Madwriter ([personal profile] madwriter) wrote2011-10-11 08:17 pm

I Am Danny Of The Clovis People

Scenic fall-color hiking and driving this weekend--I'll try to get some pictures posted here sooner rather than later. In the meantime I've been writing too, though as warm as the days are I should probably be outside instead of just having my Writing Room window open to the woods. But I'm always in a hurry to write when I start a new project, so there you are.

Cut so I could include a picture of the Marx Brothers.



PROGRESS REPORT FOR 10/10 AND 10/11/11


New Words: 3900 (3300 / 600) on Chapter 1 ("Those Who Came First") part 1 ("The Skystone Hunter") of Arizona. My experiment with compact writing didn't seem to work so well yesterday. At any rate, yesterday's writing was finishing the story of Nakuq and Salu, and today's was a bit of infodumping to bring the reader up to speed on the next 8,000 years.

Total Words: 12900.

Reason(s) For Stopping: Had to get ready for work / Finished the section, and wanted to do some spot research for the next one.

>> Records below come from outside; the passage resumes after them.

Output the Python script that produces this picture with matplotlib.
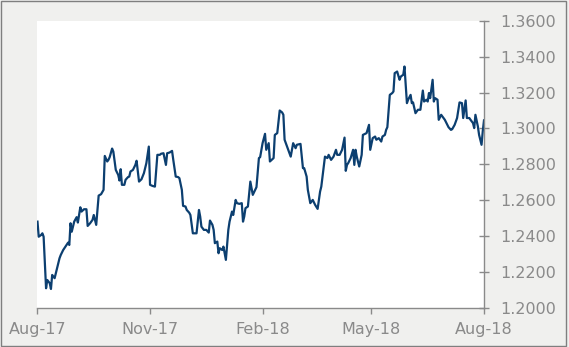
import matplotlib
matplotlib.use('Agg')
import matplotlib.pyplot as plt
from matplotlib.patches import Rectangle
import numpy as np

# days after 1 Aug 2017 and the rate read at each point
start = np.datetime64('2017-08-01')
day_offset = [
    0, 1, 3, 4, 5, 7, 8, 10, 11, 12, 14, 16, 18, 19, 21, 22, 25, 26, 27, 28,
    30, 32, 33, 35, 36, 38, 40, 41, 43, 45, 46, 48, 50, 52, 54, 55, 57, 58, 59, 61,
    62, 64, 66, 67, 68, 69, 71, 72, 74, 75, 76, 78, 80, 81, 83, 85, 87, 89, 91, 92,
    94, 96, 98, 100, 101, 103, 105, 106, 108, 110, 111, 113, 115, 116, 118, 119, 121, 122, 124, 125,
    127, 128, 130, 132, 133, 134, 136, 138, 140, 141, 143, 144, 145, 147, 148, 149, 151, 152, 154, 156,
    157, 159, 160, 162, 163, 165, 167, 168, 169, 170, 172, 174, 176, 178, 179, 181, 182, 184, 186, 187,
    189, 190, 192, 193, 194, 196, 198, 200, 201, 202, 204, 205, 207, 209, 211, 212, 215, 217, 218, 220,
    221, 223, 225, 227, 229, 231, 232, 234, 235, 237, 238, 240, 242, 244, 245, 247, 249, 251, 252, 253,
    254, 256, 258, 259, 260, 261, 263, 265, 266, 269, 271, 272, 274, 276, 277, 279, 281, 282, 284, 285,
    286, 288, 290, 291, 292, 294, 296, 297, 299, 300, 302, 303, 305, 306, 307, 309, 311, 313, 315, 316,
    318, 319, 320, 321, 323, 324, 325, 327, 328, 330, 332, 333, 335, 336, 338, 339, 341, 343, 345, 347,
    348, 350, 351, 353, 354, 356, 357, 358, 360, 361, 363, 364, 365,
]
rate = [
    1.2481, 1.2397, 1.2407, 1.2416, 1.2397, 1.2110, 1.2156, 1.2138, 1.2106, 1.2184,
    1.2166, 1.2221, 1.2277, 1.2295, 1.2323, 1.2333, 1.2364, 1.2351, 1.2472, 1.2425,
    1.2481, 1.2506, 1.2476, 1.2561, 1.2537, 1.2550, 1.2550, 1.2457, 1.2472, 1.2491,
    1.2518, 1.2463, 1.2626, 1.2634, 1.2658, 1.2847, 1.2816, 1.2825, 1.2840, 1.2888,
    1.2871, 1.2769, 1.2741, 1.2710, 1.2773, 1.2686, 1.2686, 1.2714, 1.2729, 1.2732,
    1.2760, 1.2769, 1.2797, 1.2820, 1.2704, 1.2717, 1.2751, 1.2807, 1.2899, 1.2686,
    1.2680, 1.2676, 1.2853, 1.2853, 1.2859, 1.2862, 1.2797, 1.2862, 1.2866, 1.2875,
    1.2825, 1.2732, 1.2729, 1.2723, 1.2658, 1.2569, 1.2565, 1.2546, 1.2531, 1.2518,
    1.2416, 1.2416, 1.2416, 1.2546, 1.2509, 1.2453, 1.2435, 1.2435, 1.2420, 1.2487,
    1.2463, 1.2435, 1.2361, 1.2370, 1.2305, 1.2333, 1.2323, 1.2342, 1.2268, 1.2435,
    1.2481, 1.2537, 1.2518, 1.2602, 1.2584, 1.2580, 1.2584, 1.2481, 1.2509, 1.2556,
    1.2565, 1.2704, 1.2630, 1.2658, 1.2673, 1.2835, 1.2840, 1.2918, 1.2970, 1.2881,
    1.2918, 1.2816, 1.2829, 1.2835, 1.2964, 1.2974, 1.3100, 1.3089, 1.3076, 1.2937,
    1.2899, 1.2881, 1.2843, 1.2918, 1.2890, 1.2909, 1.2914, 1.2779, 1.2779, 1.2732,
    1.2658, 1.2584, 1.2602, 1.2574, 1.2552, 1.2648, 1.2676, 1.2788, 1.2843, 1.2835,
    1.2853, 1.2825, 1.2843, 1.2881, 1.2853, 1.2853, 1.2881, 1.2949, 1.2764, 1.2797,
    1.2807, 1.2835, 1.2881, 1.2797, 1.2881, 1.2843, 1.2788, 1.2853, 1.2964, 1.2974,
    1.3020, 1.2881, 1.2946, 1.2955, 1.2937, 1.2946, 1.2927, 1.2955, 1.2964, 1.2992,
    1.3007, 1.3187, 1.3197, 1.3206, 1.3308, 1.3317, 1.3271, 1.3289, 1.3299, 1.3345,
    1.3141, 1.3160, 1.3187, 1.3141, 1.3145, 1.3085, 1.3104, 1.3104, 1.3211, 1.3150,
    1.3160, 1.3150, 1.3197, 1.3169, 1.3271, 1.3150, 1.3169, 1.3160, 1.3048, 1.3076,
    1.3058, 1.3048, 1.3020, 1.3007, 1.2992, 1.2996, 1.3020, 1.3058, 1.3145, 1.3141,
    1.3058, 1.3156, 1.3058, 1.3058, 1.3048, 1.3030, 1.3002, 1.3076, 1.3011, 1.2964,
    1.2909, 1.2985, 1.3045,
]
tick_dates = ['2017-08-01', '2017-11-01', '2018-02-01', '2018-05-01', '2018-08-01']
tick_labels = ['Aug-17', 'Nov-17', 'Feb-18', 'May-18', 'Aug-18']
y_ticks = [1.20, 1.22, 1.24, 1.26, 1.28, 1.30, 1.32, 1.34, 1.36]

dates = start + np.array(day_offset).astype('timedelta64[D]')
grey = '#8a8a8a'

fig = plt.figure(figsize=(5.69, 3.47), dpi=100, facecolor='#f0f0ee')
ax = fig.add_axes([0.0659, 0.1124, 0.7847, 0.8279])
ax.plot(dates, rate, color='#0c3f70', lw=1.6)

ax.set_xlim(np.datetime64(tick_dates[0]), np.datetime64(tick_dates[-1]))
ax.set_ylim(1.20, 1.36)
ax.set_xticks([np.datetime64(d) for d in tick_dates])
ax.set_xticklabels(tick_labels)
ax.set_yticks(y_ticks)
ax.set_yticklabels(['%.4f' % v for v in y_ticks])

ax.yaxis.tick_right()
for s in ['left', 'top']:
    ax.spines[s].set_visible(False)
for s in ['right', 'bottom']:
    ax.spines[s].set_color(grey)
    ax.spines[s].set_linewidth(1.0)
ax.tick_params(axis='y', direction='inout', length=7, width=1, color=grey,
               labelcolor=grey, labelsize=11.5, pad=8)
ax.tick_params(axis='x', direction='out', length=4, width=1, color=grey,
               labelcolor=grey, labelsize=11.5, pad=6)

# thin frame round the picture, set a little in from the right and bottom
fig.patches.append(Rectangle((0.001, 0.004), 0.993, 0.994, transform=fig.transFigure,
                             fill=False, edgecolor='#7f7f7f', lw=1.0))

fig.savefig('out.png', dpi=100, facecolor=fig.get_facecolor())
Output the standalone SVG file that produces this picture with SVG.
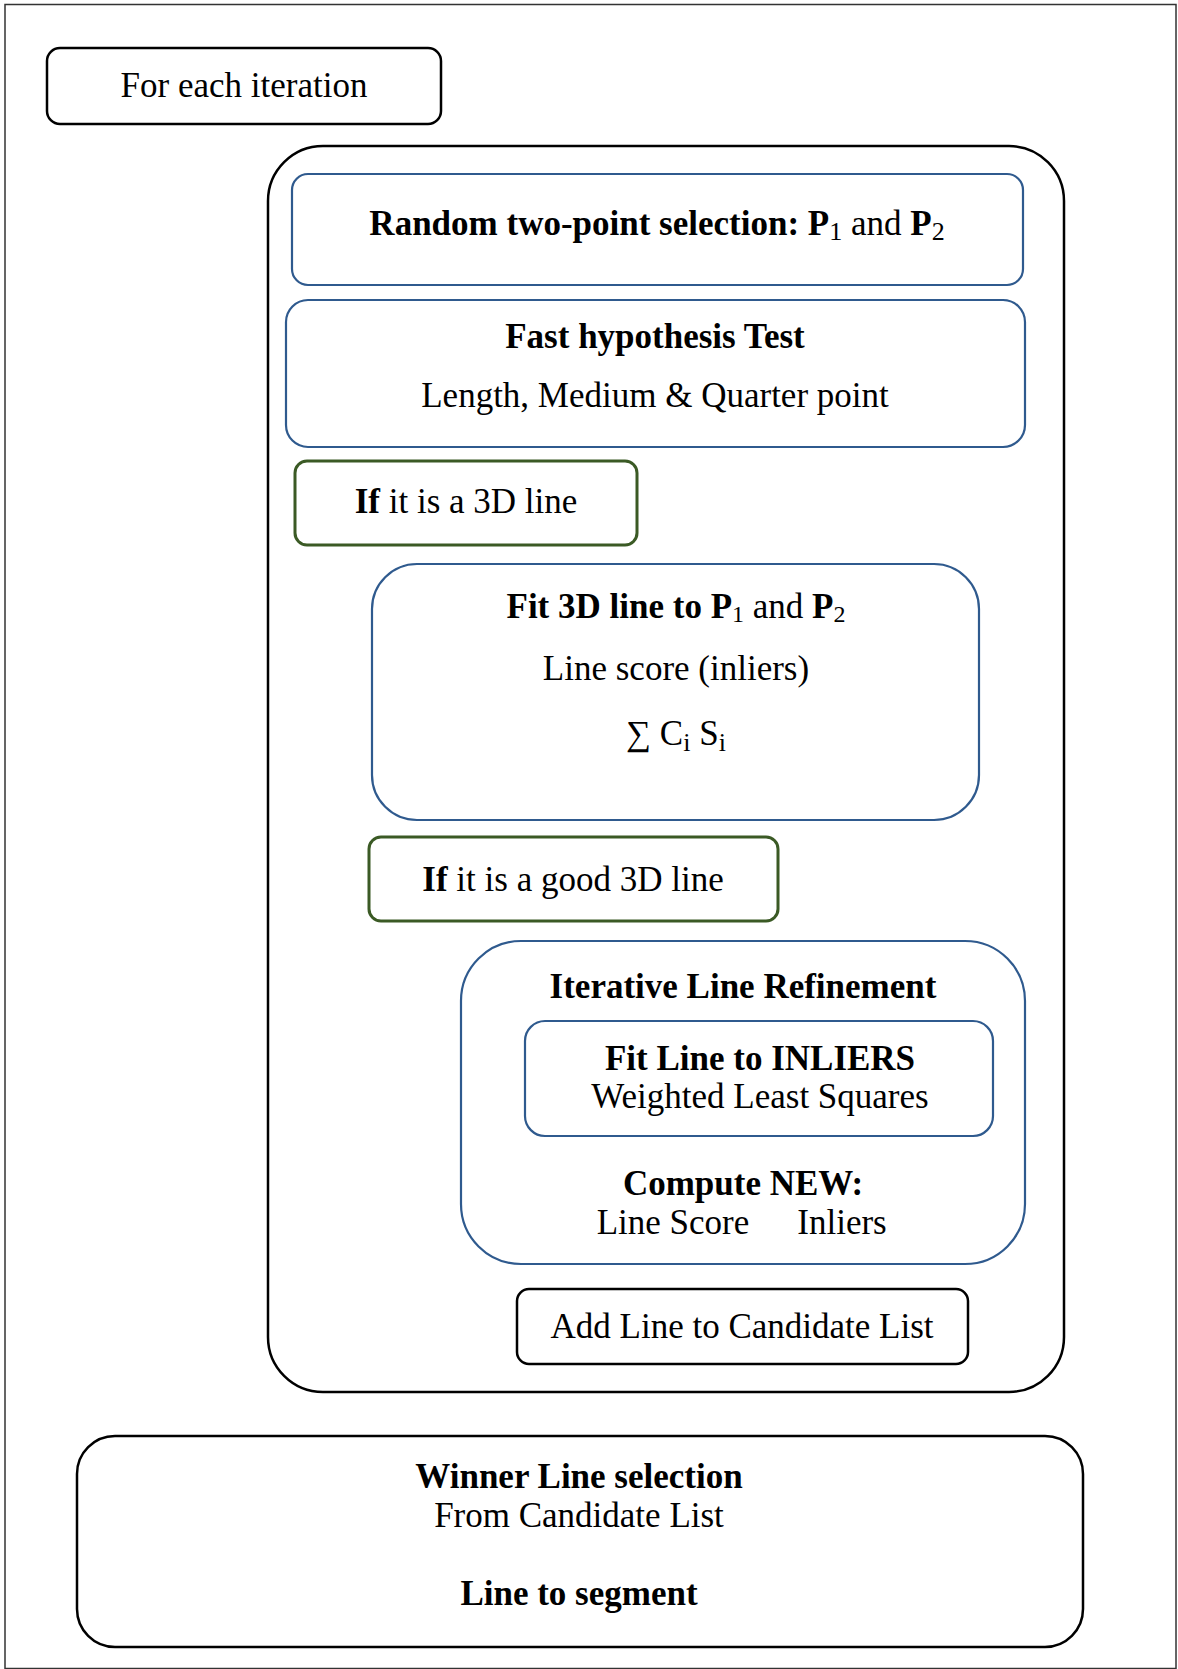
<svg xmlns="http://www.w3.org/2000/svg" width="1178" height="1669" viewBox="0 0 1178 1669">
<style>
.t{font-family:"Liberation Serif","Times New Roman",serif;font-size:35px;fill:#000;text-anchor:middle}
.b{font-weight:bold}
.n{font-weight:normal}
.blk{fill:#fff;stroke:#000;stroke-width:2.5}
.blu{fill:#fff;stroke:#2F5A8E;stroke-width:2.2}
.grn{fill:#fff;stroke:#3B5A25;stroke-width:3}
</style>
<rect x="0" y="0" width="1178" height="1669" fill="#fff"/>
<rect id="frame" x="5" y="4.5" width="1171" height="1664" fill="#fff" stroke="#333" stroke-width="1.5"/>
<g id="connectors"></g>
<g id="for-each">
<rect class="blk" x="47" y="48" width="394" height="76" rx="13"/>
<text class="t" x="244" y="97">For each iteration</text>
</g>
<g id="loop">
<rect class="blk" x="268" y="146" width="796" height="1246" rx="55"/>
</g>
<g id="random">
<rect class="blu" x="292" y="174" width="731" height="111" rx="16"/>
<text class="t b" x="657" y="235">Random two-point selection: P<tspan class="n" font-size="26" dy="5">1</tspan><tspan class="n" dy="-5"> and </tspan>P<tspan class="n" font-size="26" dy="5">2</tspan></text>
</g>
<g id="fast">
<rect class="blu" x="286" y="300" width="739" height="147" rx="22"/>
<text class="t b" x="655" y="348">Fast hypothesis Test</text>
<text class="t" x="655" y="407">Length, Medium &amp; Quarter point</text>
</g>
<g id="if3d">
<rect class="grn" x="295" y="461" width="342" height="84" rx="12"/>
<text class="t" x="466" y="513"><tspan class="b">If</tspan> it is a 3D line</text>
</g>
<g id="fit3d">
<rect class="blu" x="372" y="564" width="607" height="256" rx="45"/>
<text class="t b" x="676" y="618">Fit 3D line to P<tspan class="n" font-size="24" dy="4">1</tspan><tspan class="n" dy="-4"> and </tspan>P<tspan class="n" font-size="24" dy="4">2</tspan></text>
<text class="t" x="676" y="680">Line score (inliers)</text>
<text class="t" x="676" y="745">∑ C<tspan font-size="26" dy="6">i</tspan><tspan dy="-6"> S</tspan><tspan font-size="26" dy="6">i</tspan></text>
</g>
<g id="ifgood">
<rect class="grn" x="369" y="837" width="409" height="84" rx="12"/>
<text class="t" x="573" y="891"><tspan class="b">If</tspan> it is a good 3D line</text>
</g>
<g id="iterative">
<rect class="blu" x="461" y="941" width="564" height="323" rx="60"/>
<text class="t b" x="743" y="998">Iterative Line Refinement</text>
<text class="t b" x="743" y="1195">Compute NEW:</text>
<text class="t" x="673" y="1234">Line Score</text>
<text class="t" x="842" y="1234">Inliers</text>
</g>
<g id="fitinliers">
<rect class="blu" x="525" y="1021" width="468" height="115" rx="20"/>
<text class="t b" x="760" y="1070">Fit Line to INLIERS</text>
<text class="t" x="760" y="1108">Weighted Least Squares</text>
</g>
<g id="addline">
<rect class="blk" x="517" y="1289" width="451" height="75" rx="12"/>
<text class="t" x="742" y="1338">Add Line to Candidate List</text>
</g>
<g id="winner">
<rect class="blk" x="77" y="1436" width="1006" height="211" rx="38"/>
<text class="t b" x="579" y="1488">Winner Line selection</text>
<text class="t" x="579" y="1527">From Candidate List</text>
<text class="t b" x="579" y="1605">Line to segment</text>
</g>
</svg>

Book Years: 8944 B.C. to ~1000 B.C., give or take a couple of centuries.

Mammalian Assistance: At one time or another pretty much every one of our six Upstairs Cats managed to get into the Writing Room while I was working. I'm not sure how this happened; I think they've learned the trick of osmosis through doors. So at any given time they were on floor, table, boxes, and in window, as well as trying to perch on my lap (though only Nugget succeeded at that). Most of them left the same way, except for Hayes, who I chased out after she knocked over a lamp.



The Marx Brothers' interpretation of my Writing Room today.
The part of me is being played by Groucho (a lifelong dream of mine).



Exercise: Walked Tucker the Big Dog around the neighborhood; walked down to campus.

Stimulants: Dr. Pepper plus open window.

Today's Opening Passage(s):

Yesterday: Then she withered again, and demanded to be taken down to the water. That was a nearly impossible journey, down the mountainside with Genngha herself able to do little to help her passage and Nakuq’s arms all but useless. But Salu was strong and knew the easiest paths. The sunken sun was glowing red by the time they reached the Santa Cruz. There the holy woman stood again and sang to the river.

Today: Over the next eight thousand years, while the world continued changing and warming with no pockets of cold getting ahead again for long, Arizona transformed into a desert.

The deciduous forests and grasslands that dominated the land—and indeed had made up most of Arizona’s landscape for nearly all of its history after the passing of the dinosaurs—went into an almost complete retreat north or up into the mountains. The desert to the south, whose increasingly harsh conditions had driven a southern tribe to butcher the Piqmiut, spread from Mexico into Arizona. Along with it traveled the ironwood, giant saguaro and organpipe and other cacti, which would create forests of their own throughout southern Arizona. As the deciduous forests—the grandmothers of what would become known as the Sonoran Desert—gave way, they opened the path for the mother of the Sonora, the small but almost impossibly hardy thornscrub that in Nakuq and Sela’s time had been confined to Arizona’s lowest, driest valleys.


Darling Du Jour: “But now the Real Place is changing too,” she continued. “Things are ending.”

“Ending!” Nakuq cried.

The Piqmiut and Salu’s people shared a common belief about the origin of their world, and, unlike future religions, the belief that there would be no ending to it. Things changed, certainly, and things died, but the overall world they saw around them was constant regeneration: a dead tree could spring new life from its branches, plants dropped seeds the sun would bring forth into new plants. People died, but their spirits returned to another baby shortly afterward once the naming ceremony was done. He had glimpsed forever in the night sky over the long winter. The thought of everything ending was seen as wasteful among these peoples who wasted nothing. To Nakuq it was terrifying.

“Genngha explained it to me,” Salu said, and drew what Nakuq recognized was a small sun-wheel in the dirt. “The world was created here.” She pointed to the space at the top of the wheel formed by two spokes. “But now we are moving here.” She pointed to the next space. “Our first age is nearly ended and another one is beginning. But always we have the sun and the sky.” The large circle in the center, Nakuq remembered—one touching each age no matter how far they went from the first one.

“What happens when things change?” Nakuq asked.

Salu smiled sadly at him. “I don’t know. Only that they will be different.”


Non-Research / Review Books In Progress: Michener.